El futuro de la curación evolucionará a partir del hecho demostrado de que todas las células del cuerpo saben, a través de mensajeros químicos, lo que hacen las demás. Incluir tu mente consciente en el ciclo mejora esta comunicación. Los yoguis expertos pueden alterar sus reacciones involuntarias cuando lo desean; son capaces, por ejemplo, de reducir el ritmo cardíaco y la respiración hasta niveles muy bajos, o incrementar la temperatura de su piel de una manera muy precisa. Nosotros poseemos esas mismas capacidades, aunque no las utilizamos de forma consciente. Puedes realizar un ejercicio para que una zona de tu mano se caliente más, y lo hará aunque nunca hayas utilizado esa habilidad con anterioridad.
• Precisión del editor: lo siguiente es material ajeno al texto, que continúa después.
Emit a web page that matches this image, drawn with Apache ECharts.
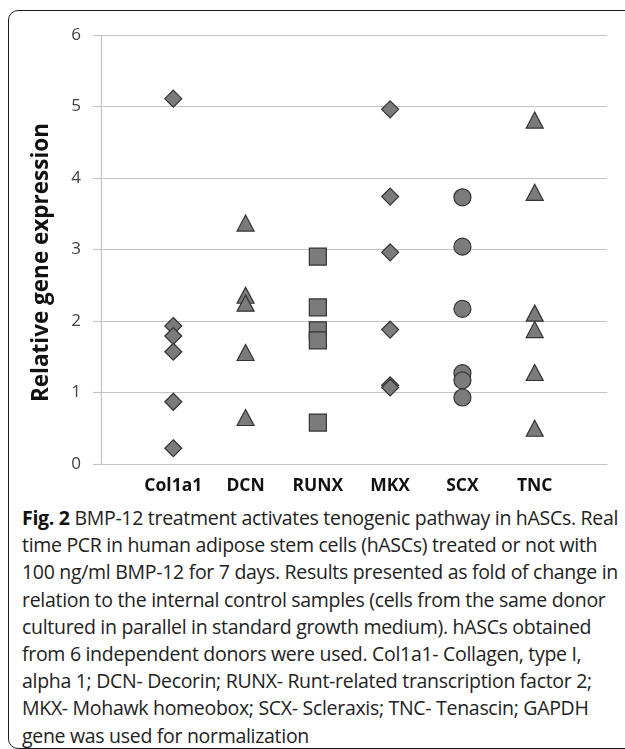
<!DOCTYPE html>
<html>
<head>
<meta charset="utf-8">
<script src="https://cdn.jsdelivr.net/npm/echarts@6/dist/echarts.min.js"></script>
<style>
  html, body { margin: 0; padding: 0; background: #fff; overflow: hidden; }
  body { width: 625px; height: 749px; position: relative; }
  .frame {
    position: absolute; left: 8px; top: 10px; width: 700px; height: 739px;
    border: 1.5px solid #1a1a1a; border-radius: 10px; box-sizing: border-box;
  }
  #chart { position: absolute; left: 0; top: 0; width: 625px; height: 500px; }
  .caption {
    position: absolute; left: 22px; top: 504px; width: 603px;
    font-family: "Open Sans", "Noto Sans", sans-serif; font-size: 19.5px;
    line-height: 27.2px; color: #222; white-space: pre; letter-spacing: -0.3px;
  }
  .caption b { font-weight: 700; color: #111; }
</style>
</head>
<body>
<div class="frame"></div>
<div id="chart"></div>
<div class="caption"><b>Fig. 2</b> BMP-12 treatment activates tenogenic pathway in hASCs. Real
time PCR in human adipose stem cells (hASCs) treated or not with
100 ng/ml BMP-12 for 7 days. Results presented as fold of change in
relation to the internal control samples (cells from the same donor
cultured in parallel in standard growth medium). hASCs obtained
from 6 independent donors were used. Col1a1- Collagen, type I,
alpha 1; DCN- Decorin; RUNX- Runt-related transcription factor 2;
MKX- Mohawk homeobox; SCX- Scleraxis; TNC- Tenascin; GAPDH
gene was used for normalization</div>
<script>
const categories = ["Col1a1", "DCN", "RUNX", "MKX", "SCX", "TNC"];
const yTicks = [0, 1, 2, 3, 4, 5, 6];

// 各基因的相对表达值（每个供体一个点）
const col1a1 = [5.11, 1.93, 1.79, 1.57, 0.87, 0.22];
const dcn = [3.37, 2.36, 2.25, 1.56, 0.65];
const runx = [2.9, 2.19, 1.87, 1.73, 0.58];
const mkx = [4.96, 3.74, 2.96, 1.88, 1.1, 1.07];
const scx = [3.73, 3.04, 2.17, 1.27, 1.17, 0.93];
const tnc = [4.81, 3.8, 2.11, 1.88, 1.28, 0.5];

const groups = [col1a1, dcn, runx, mkx, scx, tnc];
const symbols = ["diamond", "triangle", "rect", "diamond", "circle", "triangle"];
const sizes = [17, [17, 16], 17, 17, 17, [17, 16]];

const myChart = echarts.init(document.getElementById("chart"));

myChart.setOption({
  animation: false,
  grid: {
    left: 101,
    right: 18,
    top: 35,
    bottom: 36,
  },
  xAxis: {
    type: "value",
    min: 0,
    max: 7,
    interval: 1,
    axisLine: { show: true, lineStyle: { color: "#c4c4c4", width: 1.2 } },
    axisTick: { show: false },
    splitLine: { show: false },
    axisLabel: {
      color: "#111",
      fontSize: 17.5,
      fontWeight: "bold",
      fontFamily: "Open Sans",
      margin: 13,
      formatter: (v) => categories[v - 1] || "",
    },
  },
  yAxis: {
    type: "value",
    min: yTicks[0],
    max: yTicks[yTicks.length - 1],
    interval: 1,
    name: "Relative gene expression",
    nameLocation: "middle",
    nameGap: 48,
    nameTextStyle: {
      color: "#111",
      fontSize: 22.5,
      fontWeight: "bold",
      fontFamily: "Open Sans",
      padding: [0, 26, 0, 0],
    },
    axisLine: { show: true, lineStyle: { color: "#c4c4c4", width: 1.2 } },
    axisTick: { show: true, length: 8, lineStyle: { color: "#c4c4c4", width: 1.2 } },
    splitLine: { show: true, lineStyle: { color: "#c4c4c4", width: 1.2 } },
    axisLabel: {
      color: "#404040",
      fontSize: 17,
      fontFamily: "Open Sans",
      margin: 20,
    },
  },
  series: groups.map((vals, i) => ({
    name: categories[i],
    type: "scatter",
    symbol: symbols[i],
    symbolSize: sizes[i],
    itemStyle: {
      color: "#7b7b7b",
      borderColor: "#333",
      borderWidth: 1.2,
      opacity: 1,
    },
    data: vals.map((v) => [i + 1, v]),
  })),
});
</script>
</body>
</html>
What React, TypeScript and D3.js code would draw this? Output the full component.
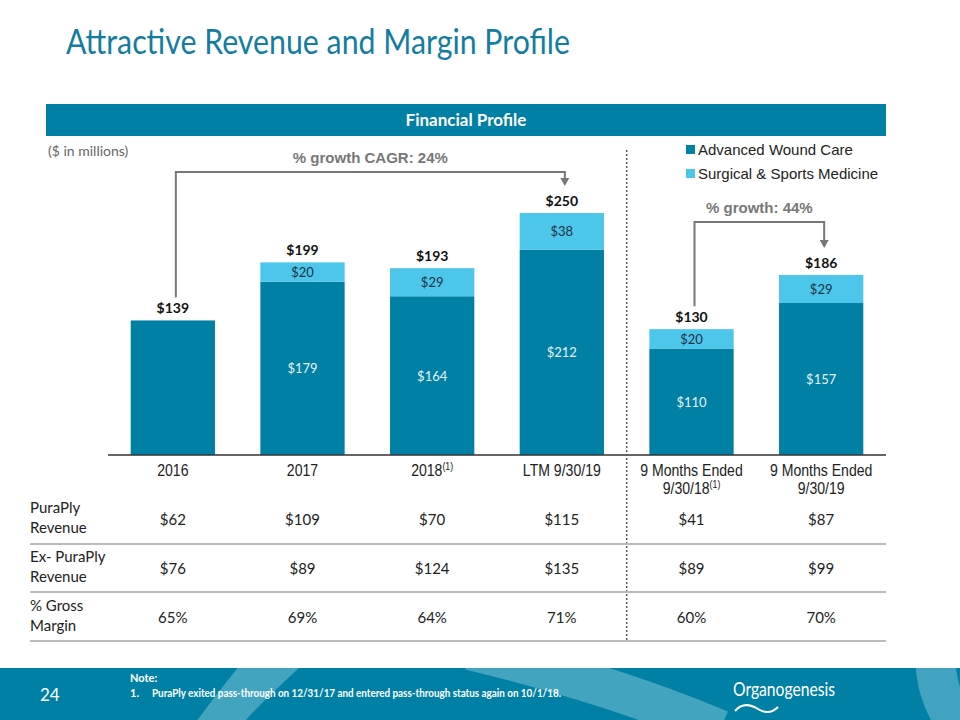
import * as d3 from "d3";

// chart data (US$ millions)
const categories = ["2016", "2017", "2018", "LTM 9/30/19", "9M 9/30/18", "9M 9/30/19"];
const categoryLines = [
  ["2016"],
  ["2017"],
  ["2018"],
  ["LTM 9/30/19"],
  ["9 Months Ended", "9/30/18"],
  ["9 Months Ended", "9/30/19"],
];
const footnoted = [false, false, true, false, true, false];
const advancedWoundCare = [139, 179, 164, 212, 110, 157];
const surgicalSports = [0, 20, 29, 38, 20, 29];
const totals = [139, 199, 193, 250, 130, 186];

const tableRows = ["PuraPly|Revenue", "Ex- PuraPly|Revenue", "% Gross|Margin"];
const puraPlyRevenue = ["$62", "$109", "$70", "$115", "$41", "$87"];
const exPuraPlyRevenue = ["$76", "$89", "$124", "$135", "$89", "$99"];
const grossMargin = ["65%", "69%", "64%", "71%", "60%", "70%"];

const seriesNames = ["Advanced Wound Care", "Surgical & Sports Medicine"];

const DARK = "#0080a4";
const LIGHT = "#4cc6ea";
const CAL = "Lato, 'Open Sans', sans-serif";
const ARIAL = "'Liberation Sans', Arial, sans-serif";

export default function App() {
  const width = 960;
  const height = 720;
  const baseY = 455;

  const x = d3.scaleBand<string>().domain(categories).range([108, 886]).paddingInner(0.35).paddingOuter(0.175);
  const y = d3.scaleLinear().domain([0, 250]).range([baseY, 213]);

  const stackData = categories.map((c, i) => ({
    cat: c,
    awc: advancedWoundCare[i],
    ssm: surgicalSports[i],
  }));
  const stack = d3.stack<any>().keys(["awc", "ssm"]);
  const layers = stack(stackData);
  const colors = [DARK, LIGHT];

  const cx = (i: number) => (x(categories[i]) as number) + x.bandwidth() / 2;
  const dividerX = (cx(3) + cx(4)) / 2;

  const tableValues = [puraPlyRevenue, exPuraPlyRevenue, grossMargin];
  const rowTop = [498, 547, 596];
  const rowLines = [544, 592, 641];

  const bracket = (from: number, to: number, topY: number, label: string) => {
    const x1 = cx(from) + 3;
    const x2 = cx(to) + 3;
    const legEnd = y(totals[from]) - 23;
    const tip = y(totals[to]) - 27;
    return (
      <g>
        <path
          d={`M${x1},${legEnd}V${topY}H${x2}V${tip - 7}`}
          fill="none"
          stroke="#777"
          strokeWidth={2}
        />
        <path d={`M${x2 - 4.5},${tip - 8}L${x2 + 4.5},${tip - 8}L${x2},${tip}Z`} fill="#777" />
        <text
          x={(x1 + x2) / 2}
          y={topY - 9}
          textAnchor="middle"
          fontFamily={ARIAL}
          fontWeight="bold"
          fontSize={15}
          fill="#777"
        >
          {label}
        </text>
      </g>
    );
  };

  return (
    <svg
      width={width}
      height={height}
      style={{ position: "absolute", left: 0, top: 0, background: "#fff" }}
    >
      {/* title */}
      <text x={66} y={54} fontFamily={CAL} fontSize={34} fill="#137d9f" textLength={504} lengthAdjust="spacingAndGlyphs">
        Attractive Revenue and Margin Profile
      </text>

      {/* header bar */}
      <rect x={46} y={104} width={840} height={32} fill={DARK} />
      <text x={466} y={126} textAnchor="middle" fontFamily={CAL} fontWeight="bold" fontSize={17} fill="#fff">
        Financial Profile
      </text>
      <text x={48} y={156} fontFamily={CAL} fontSize={14} fill="#666">
        ($ in millions)
      </text>

      {/* legend */}
      {seriesNames.map((s, i) => (
        <g key={s} transform={`translate(686, ${145 + i * 24})`}>
          <rect width={9} height={9} fill={colors[i]} />
          <text x={12} y={10} fontFamily={ARIAL} fontSize={15} fill="#222">
            {s}
          </text>
        </g>
      ))}

      {/* bars */}
      {layers.map((layer, li) => (
        <g key={li} fill={colors[li]}>
          {layer.map((d, i) =>
            d[1] - d[0] > 0 ? (
              <rect
                key={i}
                x={x(categories[i])}
                y={y(d[1])}
                width={x.bandwidth()}
                height={y(d[0]) - y(d[1])}
              />
            ) : null
          )}
        </g>
      ))}

      {/* segment labels */}
      {layers.map((layer, li) =>
        layer.map((d, i) => {
          const v = d[1] - d[0];
          if (v <= 0 || surgicalSports[i] === 0) return null;
          return (
            <text
              key={`${li}-${i}`}
              x={cx(i)}
              y={(y(d[0]) + y(d[1])) / 2 + 5}
              textAnchor="middle"
              fontFamily={CAL}
              fontSize={13}
              fill={li === 0 ? "#e6f3f7" : "#1d3344"}
            >
              ${v}
            </text>
          );
        })
      )}

      {/* totals */}
      {totals.map((t, i) => (
        <text
          key={i}
          x={cx(i)}
          y={y(t) - 7}
          textAnchor="middle"
          fontFamily={CAL}
          fontWeight="bold"
          fontSize={14}
          fill="#111"
        >
          ${t}
        </text>
      ))}

      {/* growth brackets */}
      {bracket(0, 3, 172, "% growth CAGR: 24%")}
      {bracket(4, 5, 222, "% growth: 44%")}

      {/* baseline */}
      <line x1={108} x2={886} y1={baseY} y2={baseY} stroke="#333" strokeWidth={1.5} />

      {/* divider */}
      <line x1={dividerX} x2={dividerX} y1={150} y2={640} stroke="#555" strokeWidth={1.5} strokeDasharray="2,2" />

      {/* category labels (narrow face) */}
      {categoryLines.map((lines, i) =>
        lines.map((ln, j) => (
          <text
            key={`${i}-${j}`}
            transform={`translate(${cx(i)}, ${476 + j * 18}) scale(0.88, 1)`}
            textAnchor="middle"
            fontFamily={ARIAL}
            fontSize={16}
            fill="#222"
          >
            {ln}
            {footnoted[i] && j === lines.length - 1 ? (
              <tspan fontSize={10} dy={-6}>
                (1)
              </tspan>
            ) : null}
          </text>
        ))
      )}

      {/* table */}
      {tableRows.map((r, ri) => (
        <g key={r}>
          {r.split("|").map((ln, j) => (
            <text key={j} x={30} y={rowTop[ri] + 15 + j * 20} fontFamily={CAL} fontSize={15} fill="#222">
              {ln}
            </text>
          ))}
          {tableValues[ri].map((v, i) => (
            <text
              key={i}
              x={cx(i)}
              y={rowTop[ri] + 27}
              textAnchor="middle"
              fontFamily={CAL}
              fontSize={15}
              fill="#222"
            >
              {v}
            </text>
          ))}
          <line x1={30} x2={886} y1={rowLines[ri]} y2={rowLines[ri]} stroke="#bcbcbc" strokeWidth={2} />
        </g>
      ))}

      {/* footer */}
      <defs>
        <clipPath id="foot">
          <rect x={0} y={668} width={960} height={52} />
        </clipPath>
      </defs>
      <rect x={0} y={668} width={960} height={52} fill={DARK} />
      <g clipPath="url(#foot)" fill="#5fb3cc" opacity={0.7}>
        <path d="M196,722 C212,700 225,684 239,666 L301,666 C282,684 262,702 244,722 Z" />
      </g>
      <g clipPath="url(#foot)" fill="none" stroke="#5fb3cc" opacity={0.7}>
        <path d="M470,650 C560,672 650,700 720,730" strokeWidth={40} />
        <path d="M935,650 C935,680 940,700 960,730" strokeWidth={40} />
      </g>
      <text x={40} y={701} fontFamily={CAL} fontSize={17} fill="#fff">
        24
      </text>
      <text x={130} y={682} fontFamily={CAL} fontWeight="bold" fontSize={11} fill="#fff">
        Note:
      </text>
      <text x={130} y={697} fontFamily={CAL} fontWeight="bold" fontSize={11} fill="#fff">
        1.
      </text>
      <text
        x={152}
        y={697}
        fontFamily={CAL}
        fontWeight="bold"
        fontSize={11}
        fill="#fff"
        textLength={409}
        lengthAdjust="spacingAndGlyphs"
      >
        PuraPly exited pass-through on 12/31/17 and entered pass-through status again on 10/1/18.
      </text>
      <text x={733} y={696} fontFamily={CAL} fontSize={20} fill="#fff" textLength={102} lengthAdjust="spacingAndGlyphs">
        Organogenesis
      </text>
      <path d="M735,711 C742,703 750,704 758,709 C766,714 772,713 778,707" fill="none" stroke="#fff" strokeWidth={2} />
    </svg>
  );
}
Podemos aventurar que el efecto placebo entra dentro de esa misma categoría. Es una respuesta voluntaria que podemos utilizar solo cuando aprendemos a hacerlo. El sistema de curación parece ser involuntario. No te hace falta pensar para curarte un corte o un cardenal. Pero el hecho de que algunos pacientes dejen de sentir dolor cuando reciben píldoras de azúcar implica, con mucha claridad, que la intención es el factor que marca la diferencia en lo que a la curación se refiere. No estamos hablando de pensamiento positivo, que a menudo hace referencia a cosas muy superficiales y enmascara la negatividad subyacente. Lo que hacemos es animarte a llevar un estilo de vida que establezca un vínculo mente-cuerpo mucho más fuerte.

Hay que destacar que la conexión del cerebro con el efecto placebo es crucial, pero no se ha estudiado en profundidad hasta hace poco. Puesto que un libro es un debate abierto que pueden leer todo tipo de personas con toda clase de problemas de salud, debemos ser claros. No estamos aconsejando a nadie que abandone los tratamientos médicos convencionales ni que rechace la ayuda médica. El efecto placebo es todavía un misterio, y esta sección no hace más que explorar ese misterio; no pretende decirte cómo se puede conseguir una autosanación milagrosa.